Otty’s skills approach to leadership outlines his structure for consistency in the development of his skills during his career as a leader. The skills and abilities related to his leadership style are directly correlated to problem solving and social judgment skills. His competencies in this area identify the significant aptitude for formulating definitive problem solving solutions. “Problem-solving skills demand that leaders understand their own leadership capacities as they apply to possible solutions to the unique problems in their organization” (Northouse (2013) p. 48). The role that Otty plays in his leadership capacity is to ascertain the issues and problems in the department and offer immediate solutions for resolution. This skill is essential to the skills model. In addition to problem-solving skills, Otty displays social judgment in support of the organizational goals. His unique perspective on thinking about a problem as someone else permits him the ability to understand different outcomes. This is also essential in relation to skills approach.

In regards to style approach, Otty’s behaviors related to tasks and relationships are based on how goals are accomplished. There are times when the task behavior is used to direct others to complete the goal. Moreover, Otty’s team management style places strong emphasis on both tasks and interpersonal relationships. “The leaders stimulates participation, acts determined, gets issues into the open, makes priorities clear, follows through, behaves open-mindedly, and enjoys working” (Northouse (2013) p. 81).

Situational approach is defined as where the leader focuses on leadership in situations. Otty’s leadership is composed of both “directive and a supportive dimension” (p. 99). This in essence is the way leaders match their style according to their followers. In this style, Otty is able to understand and curtail his leadership style in situations that enable him to be directive and supportive according to the situation. In some instances, his style may require a higher directive and low support. This would depend on what level of support the follower needs for a task or relationship behavior. Otty has been in more of a coaching level recently with several of the subordinates due to the nature of the tasks.

In the contingency theory, leaders match their style to situations. Otty’s LPC (Least Preferred Coworker) score would most likely be high. Due to his effectiveness in leading others in a moderately favorable situation. His motivation is led by relationships. Otty is known to spend many lunches with current and past team members. The leader-member exchange theory (LMX) conceptualizes leadership as a process centered on the interactions between leaders and members (p. 161). Otty’s style is closely related to this theory where he develops relationships with his followers. As the relationship grows, the phases adapt to the leadership style. This theory can be applied in various types of organizations and defines how leaders closely relate to their subordinates.
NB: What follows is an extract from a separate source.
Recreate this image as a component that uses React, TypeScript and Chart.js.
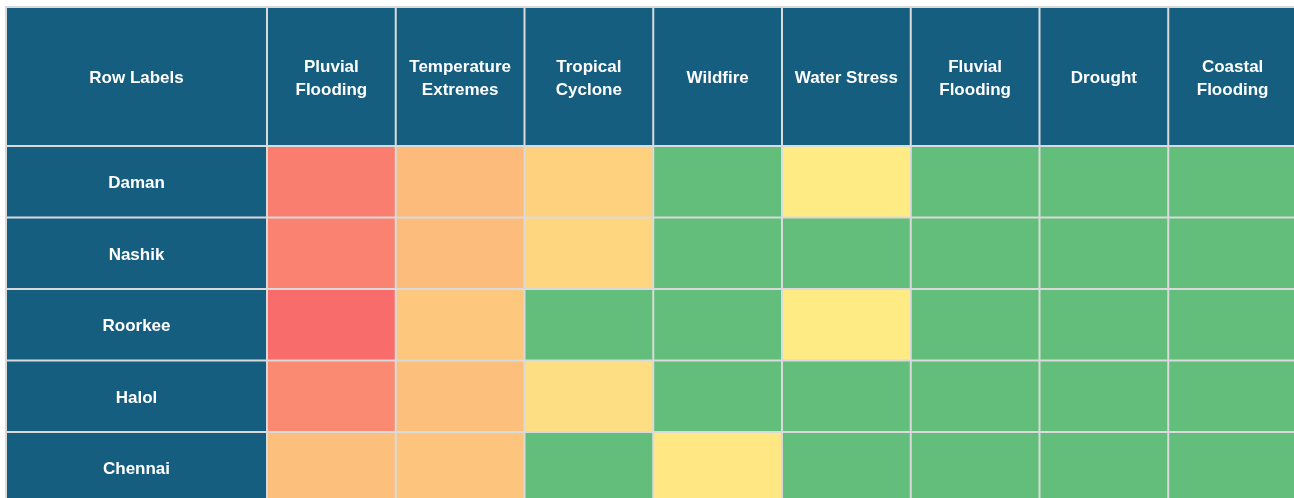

Otty builds trusting relationships with all of his subordinates. “Transactional leaders guide followers in the direction of established goals by clarifying role and task requirements” (Armandi, B., Oppedisano, J., & Sherman, H., 2003, p. 1080).

As a transformational leaders, Otty does not always pay attention to the concerns and developmental needs of followers. There are some instances that he may help them look at old problems in new ways. However, for the most part, his focus is the goal. He does encourage subordinates to question their established views including those of the leader. He always says to question the answer and then question the answer again. As a transformational leader, Otty is concerned with inspiring his followers to accomplish great things. His motivational techniques enable him to be a mentor and a role model for his followers. His encouragement creates emphasis on innovation and ideals. A transformational leader can provide followers with information about building trust and foster collaborations with others that contribute to organizational success.
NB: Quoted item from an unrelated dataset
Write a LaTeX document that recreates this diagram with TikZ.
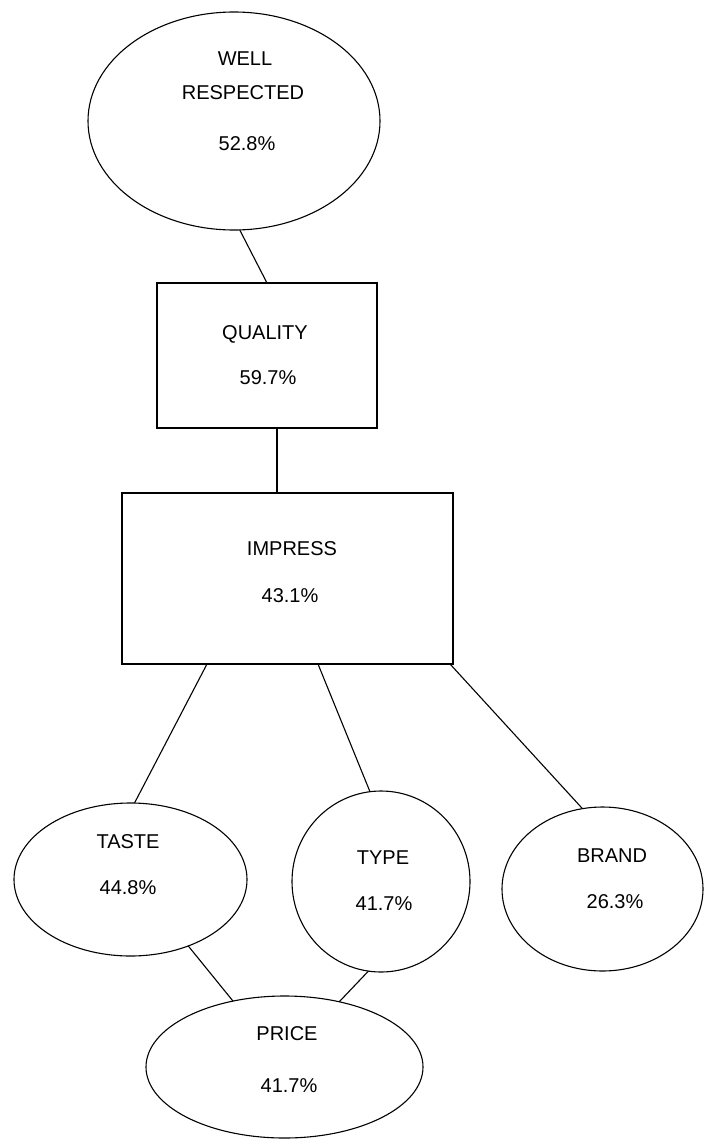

Otty’s style as a transformational leader enables him to encourage others and celebrate their accomplishments. Recently, an organizational goal was achieve and Otty celebrated with a departmental barbeque on a rooftop in Center City Philadelphia. This was a true testament to his leadership by emphasizing the success of the team. Otty’s effectiveness as a leader is not shy of ineffective capabilities also. Otty is more an effective leader as opposed to non-effective leader but could benefit from some direction from a relationship perspective. There are times when Otty picks and chooses the followers that he associates with on a daily basis. His relationships are formed by performance level. Otty could benefit from having a higher level of sensitivity to subordinates receiving special attention and some subordinates who do not (p. 173). This is consistent with the LMX theory on how to build trusting relationships.

Perhaps, leadership is a topic with many different types of styles that overlap with management activities. A leader like Otty possesses traits consistent with many types of leadership styles. These include the following theories; Trait Approach, Skills approach, situational approach, contingency theory, leader-member exchange theory, transactional leadership and transformational leadership. Since one leadership style isn’t a cookie cutter theory, leaders like Otty have the ability to pick and choose items from each style and make it their own unique way of leading.

References

Armandi, B., Oppedisano, J., & Sherman, H. (2003). Leadership theory and practice: A “case” in point. Management Decision, 41(10), 1076-1088. (ProQuest). Northouse, P. (2012). Leadership: theory and practice (6th ed.). Thousand Oaks: SAGE. Print.